Wednesday, April 10, 2024

Leaf Ghost #137

Back to Copics. These are the same colors as Leaf Ghost #48 only reversed. And the shadow is Cool Grey 5.

Wednesday, April 3, 2024

Leaf Ghost #136

Same pens, same inks, this time on tan paper. Drop shadow done entirely with hatching using the narrower tip.

Saturday, March 30, 2024

Leaf Ghost #135

Same inks and pens as #133, only with the colors reversed.

The experiment here was to do the drop shadow with lines while the work was in progress rather than using markers or watercolors at the end. Seemed to work. Would do again.

Monday, March 11, 2024

Leaf Ghost #134

I recently saw an exhibit at the Nelson about watercolor technique. I wish they’d do more of this sort of thing, as I found it interesting and inspirational. I was particularly fond of "Italian Hills" by Arthur Bowen Davies, so I thought I’d try applying his technique to a leaf ghost.

Ghost geometry produces a much different look and feel from a landscape, but it was still a fun experiment. This is also my first time working in mixed media with both watercolor (background) and gouache (foreground).


Saturday, March 9, 2024

Leaf Ghost #133

So lots of firsts here.

The main one is the use of text as the main graphic element. Appropriately enough, the story is Poe’s “The Masque of the Red Death.” While working, I referred to the entry in It Takes Every Word, a lit anthology (complete with writing prompts) I put together and illustrated several years ago.

I used Winsor & Newton Deep Red and Black India loaded into Rapidograph tech pens (0.35 and 0.7 mm, one for each color for a total of four pens). I’ve used line width variation before, and I also used tech pens recently. But this is my first time combining colors and widths exactly this way.

Of course with the image also being a story, the only way to do it was to go line by line, copying the text and switching pens each time the hue or brightness changed. More than once I found myself wishing I was working with something less temperamental than tech pens.

This is also my first time working with pens on illustration board. I guess I could have used a sketchbook, but somehow I sensed that I might want this one to be more of a stand-alone.

One more first: I’d never used the same pen for the art and the caption at the bottom.


Friday, March 8, 2024

Leaf Ghost #132

Fans of the leaf ghost series may recognize this color combination from #105. However, this is Koh-I-Noor Scarlet rather than Winsor & Newton Deep Red.

So this ghost is an ink test, both to see whether the color was good and also whether cleanup would be easy. Yes and no.

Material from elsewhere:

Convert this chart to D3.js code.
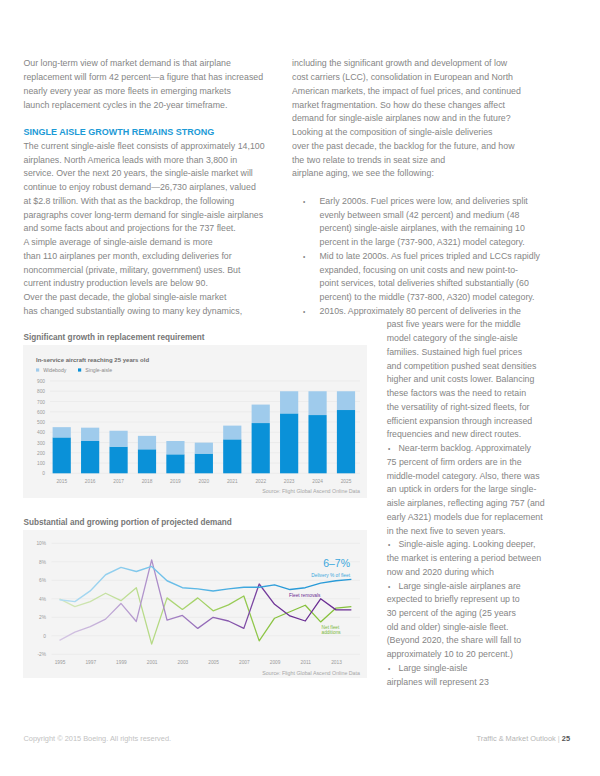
<!DOCTYPE html>
<html><head><meta charset="utf-8">
<script src="https://cdn.jsdelivr.net/npm/d3@7"></script>
<style>
body{margin:0;background:#fff;}
svg{display:block;font-family:"Liberation Sans",Arial,Helvetica,sans-serif;}
</style>
</head><body>
<svg id="page" width="600" height="776"></svg>
<script>
// ---------- DATA ----------
const barYears = ["2015","2016","2017","2018","2019","2020","2021","2022","2023","2024","2025"];
const singleAisle = [350,315,260,234,185,192,331,490,584,568,617];
const widebody    = [100,130,155,131,130,107,134,180,216,232,183];
const barTicks = [0,100,200,300,400,500,600,700,800,900];
const barSeries = ["Widebody","Single-aisle"];

const lineYears = [1995,1996,1997,1998,1999,2000,2001,2002,2003,2004,2005,2006,2007,2008,2009,2010,2011,2012,2013,2014];
const deliveryPct  = [3.9,3.7,4.85,6.6,7.4,6.95,7.5,5.95,5.2,5.07,4.85,5.07,5.25,5.25,5.5,5.0,5.2,5.7,5.95,6.1];
const removalsPct  = [-0.5,0.4,1.0,1.8,3.5,1.55,8.2,1.7,2.2,0.8,2.0,1.6,0.8,5.6,3.4,2.15,1.6,4.0,2.8,2.8];
const additionsPct = [4.0,3.15,3.7,4.6,3.8,5.2,-0.9,4.1,2.85,4.1,2.7,3.35,4.3,-0.55,1.9,2.6,3.3,1.5,3.0,3.15];
const lineYTicks = [-2,0,2,4,6,8,10];
const lineYTickLabels = ["-2%","0","2%","4%","6%","8%","10%"];
const lineXTicks = [1995,1997,1999,2001,2003,2005,2007,2009,2011,2013];

const leftText = [
 [0,"Our long-term view of market demand is that airplane"],
 [1,"replacement will form 42 percent\u2014a figure that has increased"],
 [2,"nearly every year as more fleets in emerging markets"],
 [3,"launch replacement cycles in the 20-year timeframe."],
 [6,"The current single-aisle fleet consists of approximately 14,100"],
 [7,"airplanes. North America leads with more than 3,800 in"],
 [8,"service. Over the next 20 years, the single-aisle market will"],
 [9,"continue to enjoy robust demand\u201426,730 airplanes, valued"],
 [10,"at $2.8 trillion. With that as the backdrop, the following"],
 [11,"paragraphs cover long-term demand for single-aisle airplanes"],
 [12,"and some facts about and projections for the 737 fleet."],
 [13,"A simple average of single-aisle demand is more"],
 [14,"than 110 airplanes per month, excluding deliveries for"],
 [15,"noncommercial (private, military, government) uses. But"],
 [16,"current industry production levels are below 90."],
 [17,"Over the past decade, the global single-aisle market"],
 [18,"has changed substantially owing to many key dynamics,"]
];
const heading = "SINGLE AISLE GROWTH REMAINS STRONG";
// indent types: p = paragraph, b = bullet start, c = bullet continuation, n = narrow column, nb = narrow bullet
const rightText = [
 [0,"p","including the significant growth and development of low"],
 [1,"p","cost carriers (LCC), consolidation in European and North"],
 [2,"p","American markets, the impact of fuel prices, and continued"],
 [3,"p","market fragmentation. So how do these changes affect"],
 [4,"p","demand for single-aisle airplanes now and in the future?"],
 [5,"p","Looking at the composition of single-aisle deliveries"],
 [6,"p","over the past decade, the backlog for the future, and how"],
 [7,"p","the two relate to trends in seat size and"],
 [8,"p","airplane aging, we see the following:"],
 [10,"b","Early 2000s. Fuel prices were low, and deliveries split"],
 [11,"c","evenly between small (42 percent) and medium (48"],
 [12,"c","percent) single-aisle airplanes, with the remaining 10"],
 [13,"c","percent in the large (737-900, A321) model category."],
 [14,"b","Mid to late 2000s. As fuel prices tripled and LCCs rapidly"],
 [15,"c","expanded, focusing on unit costs and new point-to-"],
 [16,"c","point services, total deliveries shifted substantially (60"],
 [17,"c","percent) to the middle (737-800, A320) model category."],
 [18,"b","2010s. Approximately 80 percent of deliveries in the"],
 [19,"n","past five years were for the middle"],
 [20,"n","model category of the single-aisle"],
 [21,"n","families. Sustained high fuel prices"],
 [22,"n","and competition pushed seat densities"],
 [23,"n","higher and unit costs lower. Balancing"],
 [24,"n","these factors was the need to retain"],
 [25,"n","the versatility of right-sized fleets, for"],
 [26,"n","efficient expansion through increased"],
 [27,"n","frequencies and new direct routes."],
 [28,"nb","Near-term backlog. Approximately"],
 [29,"n","75 percent of firm orders are in the"],
 [30,"n","middle-model category. Also, there was"],
 [31,"n","an uptick in orders for the large single-"],
 [32,"n","aisle airplanes, reflecting aging 757 (and"],
 [33,"n","early A321) models due for replacement"],
 [34,"n","in the next five to seven years."],
 [35,"nb","Single-aisle aging. Looking deeper,"],
 [36,"n","the market is entering a period between"],
 [37,"n","now and 2020 during which"],
 [38,"nb","Large single-aisle airplanes are"],
 [39,"n","expected to briefly represent up to"],
 [40,"n","30 percent of the aging (25 years"],
 [41,"n","old and older) single-aisle fleet."],
 [42,"n","(Beyond 2020, the share will fall to"],
 [43,"n","approximately 10 to 20 percent.)"],
 [44,"nb","Large single-aisle"],
 [45,"n","airplanes will represent 23"]
];

// ---------- PAGE ----------
const svg = d3.select("#page");
const bodyColor = "#858585";
const lineStep = 13.74, base0 = 66.4;
const bodyFont = 8.8;

// left column
svg.append("g").selectAll("text").data(leftText).join("text")
  .attr("x",23.5).attr("y",d=>base0+d[0]*lineStep)
  .attr("font-size",bodyFont).attr("fill",bodyColor).text(d=>d[1]);
svg.append("text").attr("x",23.5).attr("y",base0+5*lineStep)
  .attr("font-size",9).attr("font-weight","bold").attr("fill","#1c9ad6").text(heading);

// right column
const xFor = {p:292, b:319.5, c:319.5, n:386.7, nb:398.5};
const rg = svg.append("g");
rg.selectAll("text.l").data(rightText).join("text").attr("class","l")
  .attr("x",d=>xFor[d[1]]).attr("y",d=>base0+d[0]*lineStep)
  .attr("font-size",bodyFont).attr("fill",bodyColor).text(d=>d[2]);
rg.selectAll("text.bul").data(rightText.filter(d=>d[1]==="b"||d[1]==="nb")).join("text").attr("class","bul")
  .attr("x",d=>d[1]==="b"?303:388).attr("y",d=>base0+d[0]*lineStep)
  .attr("font-size",6.5).attr("fill",bodyColor).text("\u2022");

// ---------- BAR CHART ----------
svg.append("text").attr("x",23.5).attr("y",340.3).attr("font-size",8.2).attr("font-weight","bold")
  .attr("fill","#767676").text("Significant growth in replacement requirement");
svg.append("rect").attr("x",23).attr("y",345).attr("width",344).attr("height",153).attr("fill","#f4f4f4");
svg.append("text").attr("x",36).attr("y",362.2).attr("font-size",6).attr("font-weight","bold")
  .attr("fill","#6c6c6c").text("In-service aircraft reaching 25 years old");

const cWide = "#9fcbec", cSingle = "#0a91d8";
const legX = [36, 78];
barSeries.forEach((s,i)=>{
  svg.append("rect").attr("x",legX[i]).attr("y",368.4).attr("width",3.2).attr("height",3.2)
    .attr("fill", i===0?cWide:cSingle);
  svg.append("text").attr("x",legX[i]+7.3).attr("y",371.8).attr("font-size",5.2)
    .attr("fill","#8a8a8a").text(s);
});

const xb = d3.scaleBand().domain(barYears).range([47.5,360.2]).paddingInner(0.36).paddingOuter(0.18);
const yb = d3.scaleLinear().domain([0,900]).range([473.3,381]);

const gbGrid = svg.append("g");
gbGrid.selectAll("line").data(barTicks).join("line")
  .attr("x1",50).attr("x2",360).attr("y1",d=>yb(d)).attr("y2",d=>yb(d))
  .attr("stroke","#e6e6e6").attr("stroke-width",0.6);

const yAxisB = d3.axisLeft(yb).tickValues(barTicks).tickSize(0).tickPadding(0);
svg.append("g").attr("transform","translate(45,0)").call(yAxisB)
  .call(g=>g.select(".domain").remove())
  .call(g=>g.selectAll("text").attr("font-size",4.8).attr("fill","#9a9a9a").attr("font-family","Liberation Sans, Arial, sans-serif"));

const bars = svg.append("g");
bars.selectAll("rect.s").data(barYears).join("rect").attr("class","s")
  .attr("x",d=>xb(d)).attr("width",xb.bandwidth())
  .attr("y",(d,i)=>yb(singleAisle[i])).attr("height",(d,i)=>yb(0)-yb(singleAisle[i]))
  .attr("fill",cSingle);
bars.selectAll("rect.w").data(barYears).join("rect").attr("class","w")
  .attr("x",d=>xb(d)).attr("width",xb.bandwidth())
  .attr("y",(d,i)=>yb(singleAisle[i]+widebody[i])).attr("height",(d,i)=>yb(singleAisle[i])-yb(singleAisle[i]+widebody[i]))
  .attr("fill",cWide);

const xAxisB = d3.axisBottom(xb).tickSize(0).tickPadding(0);
svg.append("g").attr("transform","translate(0,479.2)").call(xAxisB)
  .call(g=>g.select(".domain").remove())
  .call(g=>g.selectAll("text").attr("font-size",4.8).attr("fill","#9a9a9a").attr("font-family","Liberation Sans, Arial, sans-serif"));

svg.append("text").attr("x",360).attr("y",492.5).attr("text-anchor","end").attr("font-size",5.3)
  .attr("fill","#a6a6a6").text("Source: Flight Global Ascend Online Data");

// ---------- LINE CHART ----------
svg.append("text").attr("x",23.5).attr("y",525.3).attr("font-size",8.2).attr("font-weight","bold")
  .attr("fill","#767676").text("Substantial and growing portion of projected demand");
svg.append("rect").attr("x",23).attr("y",530).attr("width",344).attr("height",148).attr("fill","#f4f4f4");

const xl = d3.scaleLinear().domain([1995,2013]).range([59.5,336]);
const yl = d3.scaleLinear().domain([-2,10]).range([654.3,543.3]);

svg.append("g").selectAll("line").data(lineYTicks).join("line")
  .attr("x1",51.7).attr("x2",360).attr("y1",d=>yl(d)).attr("y2",d=>yl(d))
  .attr("stroke","#e6e6e6").attr("stroke-width",0.6);

const yAxisL = d3.axisLeft(yl).tickValues(lineYTicks).tickFormat((d,i)=>lineYTickLabels[i]).tickSize(0).tickPadding(0);
svg.append("g").attr("transform","translate(46,0)").call(yAxisL)
  .call(g=>g.select(".domain").remove())
  .call(g=>g.selectAll("text").attr("font-size",4.8).attr("fill","#9a9a9a").attr("font-family","Liberation Sans, Arial, sans-serif"));

const xAxisL = d3.axisBottom(xl).tickValues(lineXTicks).tickFormat(d3.format("d")).tickSize(0).tickPadding(0);
svg.append("g").attr("transform","translate(0,660.2)").call(xAxisL)
  .call(g=>g.select(".domain").remove())
  .call(g=>g.selectAll("text").attr("font-size",4.8).attr("fill","#9a9a9a").attr("font-family","Liberation Sans, Arial, sans-serif"));

const defs = svg.append("defs");
function grad(id, c0, c1, c2){
  const g = defs.append("linearGradient").attr("id",id).attr("gradientUnits","userSpaceOnUse")
    .attr("x1",59).attr("x2",360).attr("y1",0).attr("y2",0);
  g.append("stop").attr("offset","0%").attr("stop-color",c0);
  g.append("stop").attr("offset","45%").attr("stop-color",c1);
  g.append("stop").attr("offset","75%").attr("stop-color",c2);
  g.append("stop").attr("offset","100%").attr("stop-color",c2);
}
grad("gBlue","#b3ddf3","#5cb8e6","#2a9bd8");
grad("gPurple","#d6c8e4","#9a74bd","#6a2d93");
grad("gGreen","#d5e8bd","#a6d36a","#86c13c");

const line = d3.line().x((d,i)=>xl(lineYears[i])).y(d=>yl(d));
const lg = svg.append("g").attr("fill","none").attr("stroke-linejoin","round");
lg.append("path").datum(additionsPct).attr("d",line).attr("stroke","url(#gGreen)").attr("stroke-width",1.3);
lg.append("path").datum(removalsPct).attr("d",line).attr("stroke","url(#gPurple)").attr("stroke-width",1.3);
lg.append("path").datum(deliveryPct).attr("d",line).attr("stroke","url(#gBlue)").attr("stroke-width",1.4);

svg.append("text").attr("x",350).attr("y",567.2).attr("text-anchor","end").attr("font-size",10.5)
  .attr("fill","#3aa7dd").text("6\u20137%");
svg.append("text").attr("x",350).attr("y",577).attr("text-anchor","end").attr("font-size",4.8)
  .attr("fill","#3aa7dd").text("Delivery % of fleet");
svg.append("text").attr("x",289).attr("y",597).attr("font-size",4.8)
  .attr("fill","#6a2d93").text("Fleet removals");
svg.append("text").attr("x",321.5).attr("y",628.7).attr("font-size",4.8)
  .attr("fill","#7cb83a").text("Net fleet");
svg.append("text").attr("x",321.5).attr("y",634.4).attr("font-size",4.8)
  .attr("fill","#7cb83a").text("additions");

svg.append("text").attr("x",360).attr("y",674.5).attr("text-anchor","end").attr("font-size",5.3)
  .attr("fill","#a6a6a6").text("Source: Flight Global Ascend Online Data");

// ---------- FOOTER ----------
svg.append("text").attr("x",23.5).attr("y",740.5).attr("font-size",7.4).attr("fill","#c2c2c2")
  .text("Copyright \u00a9 2015 Boeing. All rights reserved.");
const ft = svg.append("text").attr("x",570).attr("y",740.5).attr("text-anchor","end").attr("font-size",7.4);
ft.append("tspan").attr("fill","#b5b5b5").text("Traffic & Market Outlook ");
ft.append("tspan").attr("fill","#c8c8c8").text("| ");
ft.append("tspan").attr("fill","#555").attr("font-weight","bold").text("25");
</script>
</body></html>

The color is a darker red that looks a little like dried blood, which will make it perfect for an upcoming ghost. Unfortunately it was a colossal pain to clean off the dip pen nib. Neither water nor alcohol completely removed it, so I had to resort to paint thinner. And that makes it unusable for the future project I have in mind, because I’ll use tech pens for that and they’re hard enough to clean even when the ink isn’t stubborn.

But that’s okay. The W&N ink looks pretty much the same, and it dissolves easily with water.

Wednesday, February 28, 2024

Leaf Ghost #131

These are the same Copic colors as last time, only this time I applied them with the markers directly rather than with the airbrush tool.

I also alternated colors from row to row (more or less) rather than doing all of one color at once. I’ve noticed in the past that some markers tend to dry up a little after a few minutes of constant use, so I thought I’d see if giving them a break between rows might help. Turned out it didn’t make much difference. BG78 Bronze in particular weakened as I went (compare the upper left to the lower right), while the other background color (BG57 Jade) fared better.

Both the blues I used for the leaf stayed strong for the whole time. This is the difference I’d expect for two nearly identical hues and shades: B28 Royal Blue and B29 Ultramarine. They were much farther apart in the airbrushed ghost.

Also Ultramarine was the first color I chose, in honor of it being W&N’s color story of the week. The rest just naturally fell into place after testing what markers did and didn’t work with the new tool.